Office Artifacts: Angela Seliga
Physiology lab manager Angela Seliga knows that meeting a professor one-on-one for office hours can be intimidating, so she’s set her office up to make it less daunting: there are couches, a mini-kitchen, even toys to play with.
“Before students take my class, they’ve usually only taken classes that have several hundred students in them,” Seliga (GRS’10) says. “They often feel a little disconnect with their faculty, and they are afraid to come to office hours. Word gets around that I have a couch. They’ll come for office hours, and then just ask if they can stay and study.”
Seliga, who came to BU to earn a PhD, teaches the College of Arts & Sciences biology department’s systems physiology labs. She also trains teaching fellows and undergraduate assistants. As a result, her office hours can get a little hectic—she often doesn’t have enough seating for all the students who come in, she says. She refers to one of her walls as the “wall of thanks”: on it are displayed years of thank-you cards from students. She also has a signed flag from a trip she took with students and other gifts.

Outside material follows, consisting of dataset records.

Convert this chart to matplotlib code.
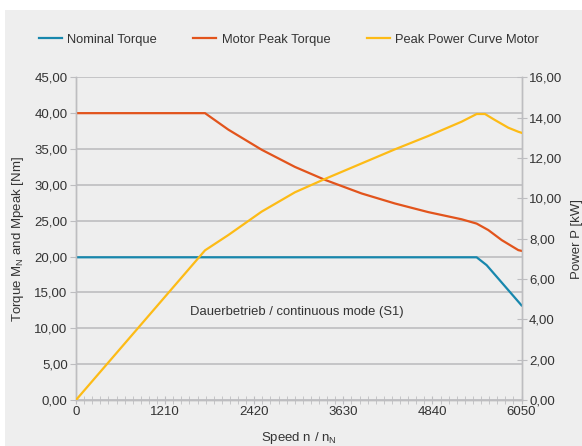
import numpy as np
import matplotlib
matplotlib.use('Agg')
import matplotlib.pyplot as plt
import matplotlib.patches as patches
from matplotlib.ticker import MultipleLocator, FuncFormatter

plt.rcParams['font.family'] = ['Liberation Sans', 'DejaVu Sans']

# Valori
nominal_speed = [0, 5441, 5577, 6050]
nominal_torque = [19.9, 19.9, 18.8, 13.2]

peak_speed = [0, 1752, 2069, 2521, 2974, 3381, 3879, 4332, 4784, 5237, 5441, 5599, 5781, 6007, 6050]
peak_torque = [40.0, 40.0, 37.7, 34.9, 32.5, 30.7, 28.8, 27.4, 26.2, 25.2, 24.6, 23.7, 22.3, 20.9, 20.8]

power_speed = [0, 1752, 2069, 2521, 2974, 3381, 3879, 4332, 4784, 5237, 5441, 5554, 5690, 5871, 6007, 6050]
power_kw = [0.0, 7.42, 8.18, 9.34, 10.3, 10.96, 11.73, 12.43, 13.09, 13.8, 14.18, 14.18, 13.88, 13.5, 13.3, 13.25]

x_ticks = [0, 1210, 2420, 3630, 4840, 6050]
series_names = ['Nominal Torque', 'Motor Peak Torque', 'Peak Power Curve Motor']

blue = '#1787ad'
orange = '#e2541c'
yellow = '#fdbb16'
grid_gray = '#bdbdc0'
text_col = '#333333'

fig = plt.figure(figsize=(5.82, 4.46), dpi=100)
# sfondo grigio
fig.patches.append(patches.Rectangle((5 / 582, 0), 1 - 5 / 582, 1 - 10 / 446,
                                     transform=fig.transFigure, facecolor='#eeeeee',
                                     edgecolor='none', zorder=-10))

ax = fig.add_axes([76 / 582, 1 - 400 / 446, (521.5 - 76) / 582, (400 - 77.3) / 446])
ax.patch.set_alpha(0)
ax2 = ax.twinx()
ax2.patch.set_alpha(0)

ax.set_xlim(0, 6050)
ax.set_ylim(0, 45)
ax2.set_ylim(0, 16)

ax.yaxis.set_major_locator(MultipleLocator(5))
ax2.yaxis.set_major_locator(MultipleLocator(2))
ax.set_xticks(x_ticks)
ax.xaxis.set_minor_locator(MultipleLocator(110))
fmt = FuncFormatter(lambda v, p: f'{v:.2f}'.replace('.', ','))
ax.yaxis.set_major_formatter(fmt)
ax2.yaxis.set_major_formatter(fmt)

ax.grid(axis='y', color=grid_gray, lw=1.2)
ax.set_axisbelow(True)

for a in (ax, ax2):
    for s in a.spines.values():
        s.set_color(grid_gray)
        s.set_linewidth(1)
    a.spines['top'].set_visible(False)
ax.tick_params(axis='y', direction='out', length=4, color=grid_gray, labelcolor=text_col, labelsize=9.5, pad=2)
ax.tick_params(axis='x', which='both', direction='inout', length=6, color=grid_gray, labelcolor=text_col, labelsize=9.5, pad=1)
ax2.tick_params(axis='y', direction='inout', length=7, color=grid_gray, labelcolor=text_col, labelsize=9.5, pad=2)

# curve
l1, = ax.plot(nominal_speed, nominal_torque, color=blue, lw=1.6, zorder=3, solid_joinstyle='round')
l2, = ax.plot(peak_speed, peak_torque, color=orange, lw=1.6, zorder=3, solid_joinstyle='round')
l3, = ax2.plot(power_speed, power_kw, color=yellow, lw=1.6, zorder=3, solid_joinstyle='round')

ax.text(3000, 12.3, 'Dauerbetrieb / continuous mode (S1)', ha='center', va='center',
        fontsize=9.4, color=text_col)

ax.set_ylabel('Torque M$_\\mathregular{N}$ and Mpeak [Nm]', fontsize=9.5, color=text_col, labelpad=6)
ax2.set_ylabel('Power P [kW]', fontsize=9.5, color=text_col, labelpad=6)
ax.set_xlabel('Speed n / n$_\\mathregular{N}$', fontsize=9.5, color=text_col, labelpad=9)

fig.legend([l1, l2, l3], series_names, loc='center left', bbox_to_anchor=(27 / 582, 1 - 40 / 446),
           ncol=3, frameon=False, fontsize=9.3, handlelength=1.8, handletextpad=0.42,
           columnspacing=2.8, labelcolor=text_col)

fig.savefig('out.png', dpi=100)
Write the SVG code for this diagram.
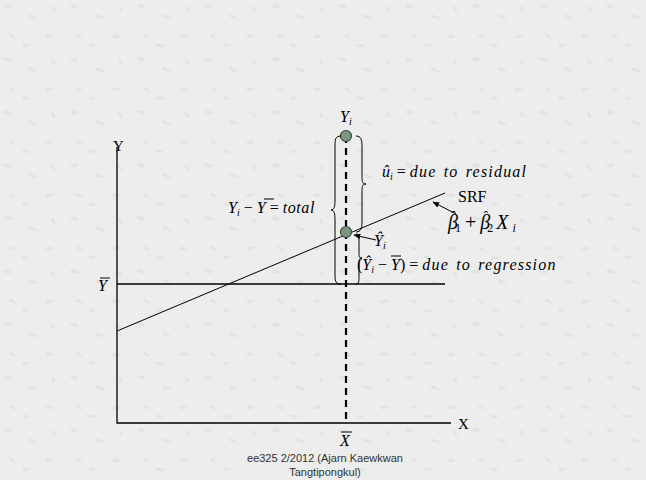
<svg xmlns="http://www.w3.org/2000/svg" width="646" height="480" viewBox="0 0 646 480">
<defs>
<style>
.ax{stroke:#000;stroke-width:1.3;fill:none}
.thin{stroke:#000;stroke-width:1;fill:none}
.t{font-family:"Liberation Serif","Times New Roman",serif;font-size:15px;fill:#000}
.i{font-family:"Liberation Serif","Times New Roman",serif;font-size:16px;font-style:italic;fill:#000}
.n{font-style:normal}
.s{font-size:10px}
.ls{letter-spacing:1.2px;word-spacing:2px}
.foot{font-family:"Liberation Sans",Arial,sans-serif;font-size:11px;fill:#333}
.pt{fill:#7d9682;stroke:#3a4a40;stroke-width:1.2}
</style>
<marker id="ah" viewBox="0 0 10 10" refX="9" refY="5" markerWidth="7" markerHeight="7" orient="auto">
<path d="M0,1 L10,5 L0,9 z" fill="#000"/>
</marker>
<pattern id="tex" width="67" height="53" patternUnits="userSpaceOnUse">
<rect width="67" height="53" fill="#ededed"/>
<path d="M3,5 q6,-2 9,2 q-4,3 -8,0z M28,14 q7,1 10,5 q-6,0 -9,-2z M45,36 q5,-3 9,0 q-3,3 -8,2z M10,34 q5,1 6,5 q-5,-1 -7,-3z M52,6 q4,2 3,6 q-4,-2 -4,-5z M22,44 q6,-1 8,2 q-5,2 -8,0z" fill="#e3e3e3"/>
</pattern>
</defs>
<rect width="646" height="480" fill="url(#tex)"/>
<g id="axes">
<path class="ax" d="M117,147 V423 H451"/>
<text class="t" x="113" y="151">Y</text>
<text class="t" x="458" y="429">X</text>
</g>
<g id="ybar">
<path class="ax" d="M117,284 H445"/>
<text class="i" x="98" y="291">Y</text>
<path class="thin" d="M100,278 H110"/>
</g>
<g id="srf">
<path class="thin" d="M117,331 L445,193"/>
<text class="t" x="458" y="202" style="font-size:16px">SRF</text>
<text class="i" x="448" y="229" style="font-size:20px">β<tspan dx="-8" dy="-8" style="font-size:15px">ˆ</tspan><tspan class="n" dy="11" style="font-size:12px">1</tspan><tspan class="n" dy="-3" dx="4">+</tspan><tspan dx="4">β</tspan><tspan dx="-8" dy="-8" style="font-size:15px">ˆ</tspan><tspan class="n" dy="11" style="font-size:12px">2</tspan><tspan dy="-3" dx="3">X</tspan><tspan dy="3" dx="4" style="font-size:12px">i</tspan></text>
</g>
<g id="xbar">
<path d="M346,136 V423" stroke="#000" stroke-width="2.2" stroke-dasharray="7,5"/>
<text class="i" x="340" y="446">X</text>
<path class="thin" d="M341,432 H352"/>
</g>
<g id="yi">
<circle class="pt" cx="346" cy="136" r="5.5"/>
<text class="i" x="340" y="122">Y<tspan class="s" dy="3">i</tspan></text>
</g>
<g id="yhat">
<circle class="pt" cx="346" cy="232" r="5.5"/>
<text class="i" x="374" y="246">Ŷ<tspan class="s" dy="3">i</tspan></text>
</g>
<g id="connectors">
<path class="thin" d="M456,214 L433,202" marker-end="url(#ah)"/>
<path class="thin" d="M376,240 L354,235" marker-end="url(#ah)"/>
</g>
<g id="braces">
<path class="thin" d="M341,136 C335,136 335,140 335,146 V200 C335,207 334,210 331,210 C334,210 335,213 335,220 V274 C335,280 335,284 341,284"/>
<path class="thin" d="M356,136 C361,136 362,140 362,146 V174 C362,181 362,184 366,184 C362,184 362,187 362,194 V222 C362,228 361,232 356,232"/>
<path class="thin" d="M356,234 C359,234 359,237 359,242 V252 C359,256 359,258 362,258 C359,258 359,260 359,264 V276 C359,281 359,284 356,284"/>
</g>
<g id="labels">
<text class="i" x="382" y="177">û<tspan class="s" dy="3">i</tspan><tspan class="n" dy="-3"> = </tspan><tspan class="ls">due to residual</tspan></text>
<text class="i" x="228" y="213">Y<tspan class="s" dy="3">i</tspan><tspan class="n" dy="-3"> − </tspan>Y<tspan class="n"> = </tspan><tspan letter-spacing="0.6">total</tspan></text>
<path class="thin" d="M264,199 H274"/>
<text class="i" x="357" y="270"><tspan class="n">(</tspan>Ŷ<tspan class="s" dy="3">i</tspan><tspan class="n" dy="-3"> − </tspan>Y<tspan class="n">) = </tspan><tspan class="ls">due to regression</tspan></text>
<path class="thin" d="M391,256 H401"/>
</g>
<g id="footer">
<text class="foot" x="325" y="462" text-anchor="middle">ee325 2/2012 (Ajarn Kaewkwan</text>
<text class="foot" x="325" y="476" text-anchor="middle">Tangtipongkul)</text>
</g>
</svg>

In addition to her BU work, Seliga is passionate about training scientists even younger than college level. Many high school students, she says, are taught by teachers who don’t have a degree in science or adequate lab space. As a grad student, she spent a year teaching at Brighton High School, an experience that informed her later teaching. “That really fueled me to tell kids to not be afraid of science,” she says, “because I used to be that kid.”